Ainda segundo ela, o marido costumava ter muito dinheiro no cofre, tendo nessa manhã ido ao banco, para levantar uma grande maquia. Para ela, o móbil da sua morte era evidente…

Pouco mais havia a fazer ali. Ninguém gostava daquele velho, ao que se sabia um homem precavido e cauteloso, alguém o teria roubado e morto, poucos se importariam com o seu desaparecimento…

Saí acompanhado do Sousa. Os únicos dois carros estacionados à entrada constituíam massas negras disformes. Entrámos, cada um no seu, e afastámo-nos daquele palacete, que iria em breve mudar de proprietário, em direcção à cidade, distante uma boa meia dúzia de quilómetros.

De manhã fui ao banco. Falei com o sr. Santos, o gerente, velho amigo e confidente da vítima, que confirmou o levantamento avultado. Soube, também, da existência de um testamento recente, em que todo o seu dinheiro seria distribuído por algumas instituições de caridade.
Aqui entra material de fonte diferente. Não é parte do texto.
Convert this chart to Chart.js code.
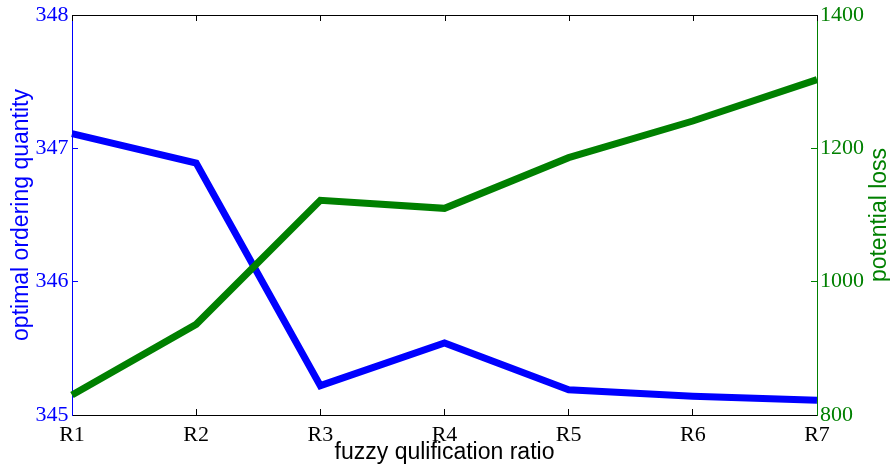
<!DOCTYPE html>
<html>
<head>
<meta charset="utf-8">
<script src="https://cdn.jsdelivr.net/npm/chart.js@4/dist/chart.umd.min.js"></script>
<style>
  html, body { margin: 0; padding: 0; background: #fff; }
  #wrap { width: 890px; height: 468px; }
</style>
</head>
<body>
<div id="wrap"><canvas id="myChart" width="890" height="468"></canvas></div>
<script>
// data
const categories = ["R1", "R2", "R3", "R4", "R5", "R6", "R7"];
const orderQty = [347.11, 346.89, 345.22, 345.54, 345.19, 345.14, 345.11];
const potentialLoss = [830, 936, 1122, 1110, 1186, 1241, 1303];
const leftTicks = [345, 346, 347, 348];
const rightTicks = [800, 1000, 1200, 1400];

const serif = "'Liberation Serif', 'Times New Roman', serif";
const sans = "'Liberation Sans', Arial, sans-serif";

// top border + top ticks, and the right axis title (reads bottom to top)
const extras = {
  id: "extras",
  afterDraw(chart) {
    const c = chart.ctx;
    const area = chart.chartArea;
    const x = chart.scales.x;
    c.save();
    c.strokeStyle = "#000";
    c.lineWidth = 1;
    c.beginPath();
    c.moveTo(area.left, area.top + 0.5);
    c.lineTo(area.right, area.top + 0.5);
    categories.forEach((cat, i) => {
      const px = Math.round(x.getPixelForValue(i)) + 0.5;
      c.moveTo(px, area.top);
      c.lineTo(px, area.top + 6);
    });
    c.stroke();

    c.translate(880, (area.top + area.bottom) / 2);
    c.rotate(-Math.PI / 2);
    c.fillStyle = "#008000";
    c.font = "23px " + sans;
    c.textAlign = "center";
    c.textBaseline = "middle";
    c.fillText("potential loss", 0, 0);
    c.restore();
  }
};

const ctx = document.getElementById("myChart");

new Chart(ctx, {
  type: "line",
  data: {
    labels: categories,
    datasets: [
      {
        label: "potential loss",
        data: potentialLoss,
        yAxisID: "y1",
        borderColor: "#008000",
        borderWidth: 7,
        pointRadius: 0,
        tension: 0,
        order: 0
      },
      {
        label: "optimal ordering quantity",
        data: orderQty,
        yAxisID: "y",
        borderColor: "#0000ff",
        borderWidth: 7,
        pointRadius: 0,
        tension: 0,
        order: 1
      }
    ]
  },
  options: {
    responsive: false,
    animation: false,
    layout: { padding: { top: 15, left: 0, right: 0, bottom: 0 } },
    plugins: {
      legend: { display: false },
      tooltip: { enabled: false }
    },
    scales: {
      x: {
        offset: false,
        afterFit: (s) => { s.height = 53; s.paddingLeft = 0; s.paddingRight = 0; },
        grid: { drawOnChartArea: false, tickLength: -6, color: "#000" },
        border: { color: "#000" },
        ticks: {
          color: "#000",
          padding: 13,
          maxRotation: 0,
          autoSkip: false,
          font: { family: serif, size: 22 }
        },
        title: {
          display: true,
          text: "fuzzy qulification ratio",
          color: "#000",
          font: { family: sans, size: 23 },
          padding: { top: 0, bottom: 2 }
        }
      },
      y: {
        position: "left",
        min: 345,
        max: 348,
        afterFit: (s) => { s.width = 72; s.paddingTop = 0; s.paddingBottom = 0; },
        afterBuildTicks: (s) => { s.ticks = leftTicks.map((v) => ({ value: v })); },
        grid: { drawOnChartArea: false, tickLength: -6, color: "#0000ff" },
        border: { color: "#0000ff" },
        ticks: {
          color: "#0000ff",
          padding: 9.5,
          callback: (v) => String(v),
          font: { family: serif, size: 22 }
        },
        title: {
          display: true,
          text: "optimal ordering quantity",
          color: "#0000ff",
          font: { family: sans, size: 23 },
          padding: { top: 8, bottom: 0 }
        }
      },
      y1: {
        position: "right",
        min: 800,
        max: 1400,
        afterFit: (s) => { s.width = 73; s.paddingTop = 0; s.paddingBottom = 0; },
        afterBuildTicks: (s) => { s.ticks = rightTicks.map((v) => ({ value: v })); },
        grid: { drawOnChartArea: false, tickLength: -6, color: "#008000" },
        border: { color: "#008000" },
        ticks: {
          color: "#008000",
          padding: 9,
          callback: (v) => String(v),
          font: { family: serif, size: 22 }
        }
      }
    }
  },
  plugins: [extras]
});
</script>
</body>
</html>
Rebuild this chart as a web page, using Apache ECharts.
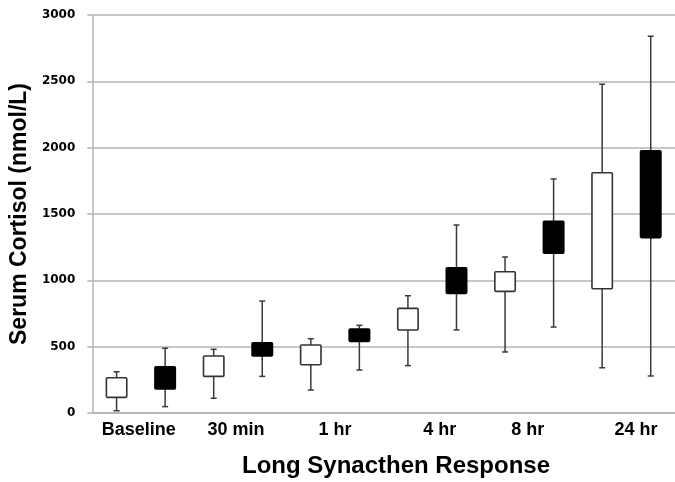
<!DOCTYPE html>
<html>
<head>
<meta charset="utf-8">
<script src="https://cdn.jsdelivr.net/npm/echarts@6/dist/echarts.min.js"></script>
<style>html,body{margin:0;padding:0;background:#fff}#c{width:675px;height:482px}</style>
</head>
<body>
<div id="c"></div>
<script>
const groups = ['Baseline', '30 min', '1 hr', '4 hr', '8 hr', '24 hr'];
const yTicks = [0, 500, 1000, 1500, 2000, 2500, 3000];
// white (open) boxes
const whiteMin = [17, 111, 173, 357, 460, 341];
const whiteQ1  = [118, 276, 364, 626, 917, 937];
const whiteQ3  = [266, 430, 513, 789, 1065, 1811];
const whiteMax = [311, 480, 560, 884, 1176, 2478];
// black (filled) boxes
const blackMin = [48, 276, 324, 626, 648, 279];
const blackQ1  = [181, 430, 540, 902, 1204, 1322];
const blackQ3  = [349, 530, 633, 1095, 1445, 1977];
const blackMax = [488, 844, 661, 1417, 1764, 2840];

const slots = [];
groups.forEach(g => { slots.push(g + ' (open)'); slots.push(g + ' (filled)'); });

function build(mins, q1s, q3s, maxs, offset) {
  return groups.map((g, i) => [2 * i + offset, mins[i], q1s[i], q3s[i], maxs[i]]);
}

function makeRender(fill) {
  return function (params, api) {
    const x = api.value(0);
    const pMin = api.coord([x, api.value(1)]);
    const pQ1 = api.coord([x, api.value(2)]);
    const pQ3 = api.coord([x, api.value(3)]);
    const pMax = api.coord([x, api.value(4)]);
    const band = api.size([1, 0])[0];
    const bw = band * 0.42;
    const cap = 3;
    const cx = pMin[0];
    const lineStyle = { stroke: '#3a3a3a', lineWidth: 1.5 };
    return {
      type: 'group',
      children: [
        { type: 'line', shape: { x1: cx, y1: pMin[1], x2: cx, y2: pMax[1] }, style: lineStyle },
        { type: 'line', shape: { x1: cx - cap, y1: pMax[1], x2: cx + cap, y2: pMax[1] }, style: lineStyle },
        { type: 'line', shape: { x1: cx - cap, y1: pMin[1], x2: cx + cap, y2: pMin[1] }, style: lineStyle },
        { type: 'rect', shape: { x: cx - bw / 2, y: pQ3[1], width: bw, height: pQ1[1] - pQ3[1], r: 1 },
          style: { fill: fill, stroke: fill === '#000' ? '#000' : '#333', lineWidth: 1.6 } }
      ]
    };
  };
}

// small per-label padding to mimic the original label placement
const labelPad = { 'Baseline': [0, 4, 0, 0], '30 min': [0, 4, 0, 0], '1 hr': [0, 0, 0, 0],
  '4 hr': [0, 0, 0, 15], '8 hr': [0, 3, 0, 0], '24 hr': [0, 0, 0, 19] };

const chart = echarts.init(document.getElementById('c'), null, { renderer: 'canvas' });
chart.setOption({
  animation: false,
  backgroundColor: '#fff',
  grid: { left: 92, right: -4, top: 15, bottom: 69 },
  xAxis: [
    {
      type: 'category', data: slots, gridIndex: 0, position: 'bottom',
      axisLine: { show: true, lineStyle: { color: '#b4b4b4', width: 1.5 } },
      axisTick: { show: false }, axisLabel: { show: false }, splitLine: { show: false }
    },
    {
      type: 'category', gridIndex: 0, position: 'bottom',
      data: groups.map(g => ({ value: g, textStyle: { padding: labelPad[g] } })),
      axisLine: { show: false }, axisTick: { show: false }, splitLine: { show: false },
      axisLabel: { margin: 8, color: '#000', fontFamily: 'Liberation Sans, Arial', fontWeight: 'bold', fontSize: 18 }
    }
  ],
  yAxis: {
    type: 'value', min: 0, max: 3000, interval: 500,
    name: 'Serum Cortisol (nmol/L)', nameLocation: 'middle', nameGap: 55,
    nameTextStyle: { color: '#000', fontFamily: 'Liberation Sans, Arial', fontWeight: 'bold', fontSize: 23 },
    axisLine: { show: true, lineStyle: { color: '#b4b4b4', width: 1.5 } },
    axisTick: { show: true, length: 5, lineStyle: { color: '#b4b4b4', width: 1.5 } },
    axisLabel: { margin: 17, color: '#000', fontFamily: 'DejaVu Sans', fontWeight: 'bold', fontSize: 12,
      formatter: v => yTicks.indexOf(v) >= 0 ? String(v) : '' },
    splitLine: { show: true, lineStyle: { color: '#b4b4b4', width: 1.5 } }
  },
  graphic: [{
    type: 'text', x: 396, y: 466,
    style: { text: 'Long Synacthen Response', textAlign: 'center', textVerticalAlign: 'middle',
      fill: '#000', font: 'bold 24px "Liberation Sans", Arial' }
  }],
  series: [
    { type: 'custom', name: 'open', xAxisIndex: 0, renderItem: makeRender('#fff'),
      encode: { x: 0, y: [1, 2, 3, 4] }, data: build(whiteMin, whiteQ1, whiteQ3, whiteMax, 0), z: 3 },
    { type: 'custom', name: 'filled', xAxisIndex: 0, renderItem: makeRender('#000'),
      encode: { x: 0, y: [1, 2, 3, 4] }, data: build(blackMin, blackQ1, blackQ3, blackMax, 1), z: 3 }
  ]
});
</script>
</body>
</html>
O paradeiro do documento era desconhecido, mas, quando o seu advogado, o dr. Coelho, chegasse do estrangeiro, talvez a questão ficasse resolvida. Pareceu-me que não contara tudo o que sabia…

Saí do banco. Puxei de um cigarro. Ao olhar para o maço e o isqueiro, lembrei-me do papel que recolhera da carteira de Martins Rocha. Seria que…?

 

– Faça um relatório, o mais detalhado possível, sobre este caso, passando por nomear os principais suspeitos e pela decifração da mensagem.